Before long, Shepard and her team are swept up on a fast-paced adventure through the Citadel, which ends up involving a casino heist (!!), plenty of difficult shootouts, and more story surprises than you can shake a stick at. The whole thing feels something like a one-off episode of Star Trek, with a self-contained villain, a bunch of wacky hijinks, and all the banter you can handle. Perhaps a bit more specifically, it plays out like the 18th episode in the old 22-episode season length, the breath of air before the plunge into the dramatic season (or in this case, series) finale.

The story certainly doesn’t feel connected to the plot of Mass Effect 3, but that’s almost surely intentional. After all, it’s been almost exactly a year since many of us embarked on the epic (and somewhat controversial) grand finale of the Mass Effect saga.

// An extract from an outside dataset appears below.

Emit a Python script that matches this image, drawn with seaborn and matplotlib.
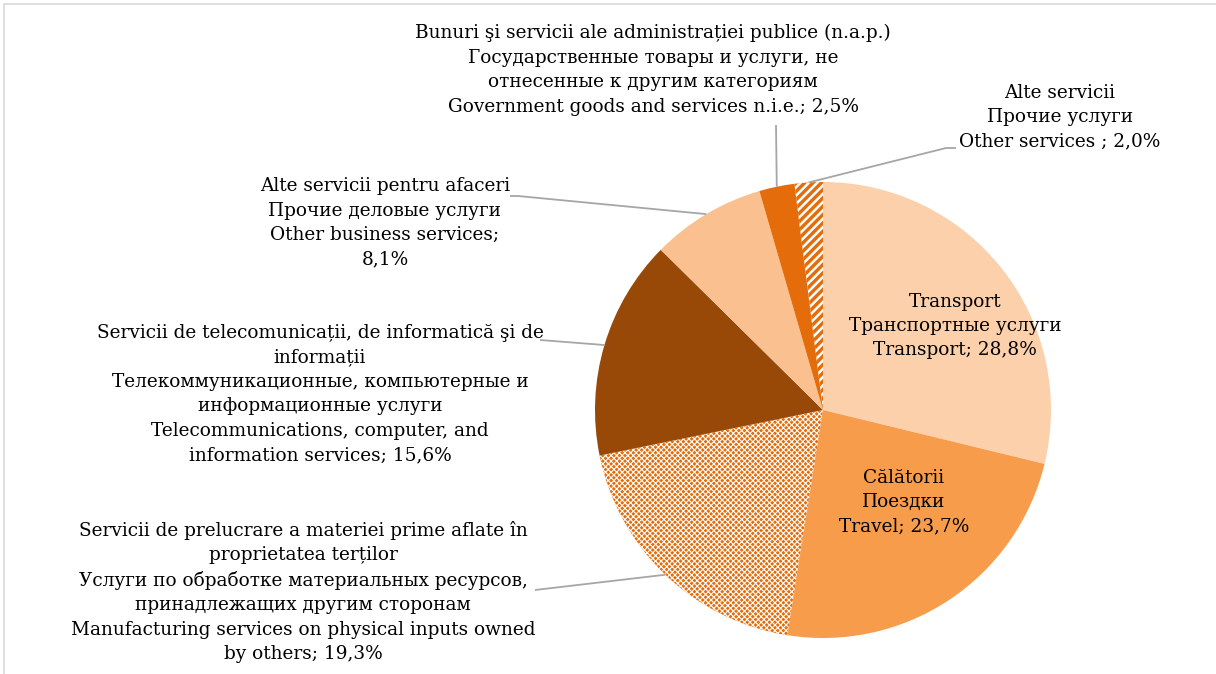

Here we are a year later, so it’s OK that the story of Citadel, ostensibly set during a forced “shore leave” period while the Normandy is undergoing repairs, feels less like canon and more like a dream-episode or a Christmas Special. Given how awkward it would have been to try to get players re-invested in the story of Shepard, the Reapers, and the end of all life in the galaxy, BioWare made the right call.

The focus here is on the team, not just on Shepard. And not just the team from Mass Effect 3, but eventually the entire cast of the trilogy, in one way or another. In a nice touch, Shepard starts the adventure alone and is eventually accompanied by an ever-growing cohort of followers. As they join her, the one-liners and gags increase in frequency until the game has become half action-spectacle and half out-and-out buddy comedy. Some of the past games’ lightheartedness was necessarily set aside during the third game’s apocalyptic storyline, and it’s nice to see the jokes return.(Sample banter: “Commander, you got a plan to get out of here?” “James, I’m a professional!” “That’s not a yes!” “It’s not a no!”)

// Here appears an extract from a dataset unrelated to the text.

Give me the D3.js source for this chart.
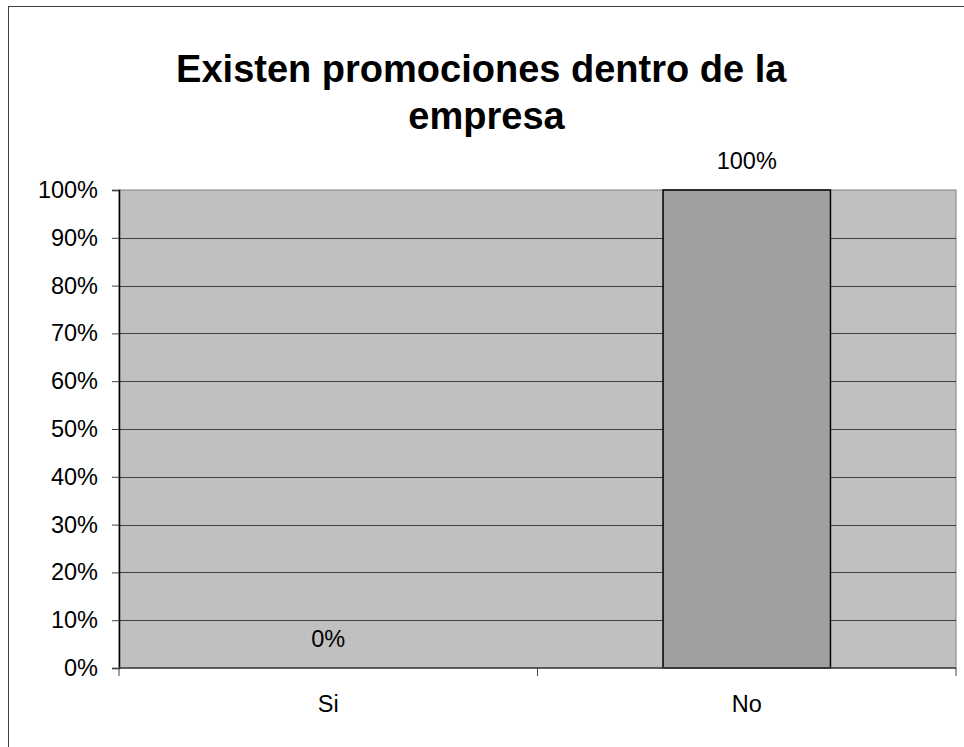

Eventually the whole squad is reunited, quipping and wreaking havoc without missing a step. While Shepard is still fighting alongside the requisite two companions, the rest are up in the wings, visible but not directly engaged in fighting, hopping onto the radio and cracking jokes along with everyone else. Some of the best exchanges are written for the entire crew, so the writers were free to write a single joke, rather than having to write it multiple times for various possible squads. That makes the jokes feel bigger and more ensemble-oriented, and also a heck of a lot more fun. For example: The players who aren’t in Shepard’s squad form two groups: “Team Mako” and “Team Hammerhead.” They immediately begin a playful competition to see who can take out more bad guys. “We all know the Hammerhead’s better than the Mako,” says a member of the crew, in one of many meta-jokes that are just cute enough to work.

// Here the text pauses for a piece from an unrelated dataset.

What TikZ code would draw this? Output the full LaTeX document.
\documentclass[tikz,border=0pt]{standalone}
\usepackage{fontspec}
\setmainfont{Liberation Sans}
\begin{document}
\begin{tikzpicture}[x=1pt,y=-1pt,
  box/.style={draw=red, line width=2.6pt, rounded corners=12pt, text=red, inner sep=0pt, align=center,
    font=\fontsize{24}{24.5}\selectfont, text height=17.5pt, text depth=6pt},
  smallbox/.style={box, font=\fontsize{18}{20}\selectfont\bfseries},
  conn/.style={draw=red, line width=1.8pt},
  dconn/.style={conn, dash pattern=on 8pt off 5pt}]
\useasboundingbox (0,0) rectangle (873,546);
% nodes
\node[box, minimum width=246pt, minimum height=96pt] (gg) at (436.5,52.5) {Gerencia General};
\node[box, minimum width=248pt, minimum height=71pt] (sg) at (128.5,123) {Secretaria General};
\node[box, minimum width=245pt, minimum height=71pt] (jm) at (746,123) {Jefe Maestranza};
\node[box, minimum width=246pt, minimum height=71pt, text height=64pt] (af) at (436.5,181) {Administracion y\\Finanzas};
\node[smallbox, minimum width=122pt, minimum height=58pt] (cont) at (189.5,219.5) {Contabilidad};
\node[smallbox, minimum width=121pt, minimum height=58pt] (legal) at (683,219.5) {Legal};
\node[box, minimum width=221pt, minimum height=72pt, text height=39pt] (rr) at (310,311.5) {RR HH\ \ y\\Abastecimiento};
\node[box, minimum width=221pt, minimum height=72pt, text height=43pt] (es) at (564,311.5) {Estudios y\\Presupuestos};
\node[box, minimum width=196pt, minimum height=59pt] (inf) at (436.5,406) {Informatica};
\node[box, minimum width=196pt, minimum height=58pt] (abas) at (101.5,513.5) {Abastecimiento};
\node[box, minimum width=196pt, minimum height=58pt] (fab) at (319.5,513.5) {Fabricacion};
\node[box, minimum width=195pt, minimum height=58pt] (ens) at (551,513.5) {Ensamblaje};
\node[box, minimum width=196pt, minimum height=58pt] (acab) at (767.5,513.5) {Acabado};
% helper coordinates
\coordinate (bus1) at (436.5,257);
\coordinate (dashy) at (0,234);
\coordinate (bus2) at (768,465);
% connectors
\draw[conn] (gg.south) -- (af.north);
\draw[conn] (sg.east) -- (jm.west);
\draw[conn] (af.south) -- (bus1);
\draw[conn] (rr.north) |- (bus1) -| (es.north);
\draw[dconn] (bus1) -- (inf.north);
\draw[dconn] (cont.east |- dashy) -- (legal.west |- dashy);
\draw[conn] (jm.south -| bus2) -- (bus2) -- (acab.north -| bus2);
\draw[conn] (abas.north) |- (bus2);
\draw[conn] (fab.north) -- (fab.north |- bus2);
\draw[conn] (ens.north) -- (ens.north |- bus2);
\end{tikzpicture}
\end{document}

The main adventure took me around two to three hours to finish, but Citadel actually continues for a while after the battle’s won. It contains a lengthy denouement that has players exploring a festive new chunk of the Citadel seemingly untouched by the refugee crisis and war outside, drenched in neon and filled with minigames and diversions. (Again: The disconnect is for the best.) You can hang out with every member of your crew and share lovely little character moments, or you can go gamble, or even engage in a very involved combat simulation tournament that’s even got its own built-in economy.

There’s plenty more: Every scene is stuffed with in-jokes and references, a bit in the Citadel archives allows you to relive various key moments in Mass Effect lore, and there’s some great overheard enemy dialogue, if you take the time to listen. Some of the social sequences towards the end seem like they could play out dozens of different ways, given the fact that they involve each players’s specific cast of surviving characters. I play as a female Commander Shepard, and the wonderful actor Jennifer Hale brought her A-game to Citadel. Shepard’s last hurrah is a rangey, well-written part that’s as surprising as it is warm and genuinely funny. Hale must have had a lot of fun bringing her character across the finish line.

And OK, sure, I could see people grumbling that it’s all just too much — the wackiness may be over the top for some, and others may find the more blatant fan-service to be cloying or annoying. If we’re bloodlessly analysing the pacing and design, it’s all a bit of a mess, and the whole thing doesn’t remotely jibe with the elegiac energy that Mass Effect 3 often conjured so effectively. If you’re just a casual fan, or came to the series at the second game and never got all that into the details or lore, this might not be your thing. And the combat can be a real nuisance, particularly the climactic encounter, which takes place in an oddly laid-out room that doesn’t feel built for combat and highlights the weaknesses of Mass Effect‘s ageing combat system.

But when all’s said and done, Citadel is a winner. It’s a loving tribute to Mass Effect fans everywhere — fans who, it must be said, can’t have always all been that easy to love, even when their gripes were legitimate. BioWare didn’t have to go all-out; they could have given us another adventure along the lines of Leviathan or Omega, or even the fantastic Lair of the Shadow Broker. Surely they’re ready to move on to new things, to more-exciting, fresher projects. But these people seem to have had some things left that they wanted to say, and damn it all, they weren’t leaving until they said ’em.

Citadel has the nostalgic enthusiasm of an action-movie reunion, a team of old heroes putting the gang back together for one final caper. It’s a fine reminder of just how much care, talent and love went into building the world of Mass Effect in the first place. While debates over the actual ending of Mass Effect 3 will never truly be resolved, it’s nice that the trilogy could go out on such a light-hearted, affectionate note. This is the sendoff Commander Shepard deserves.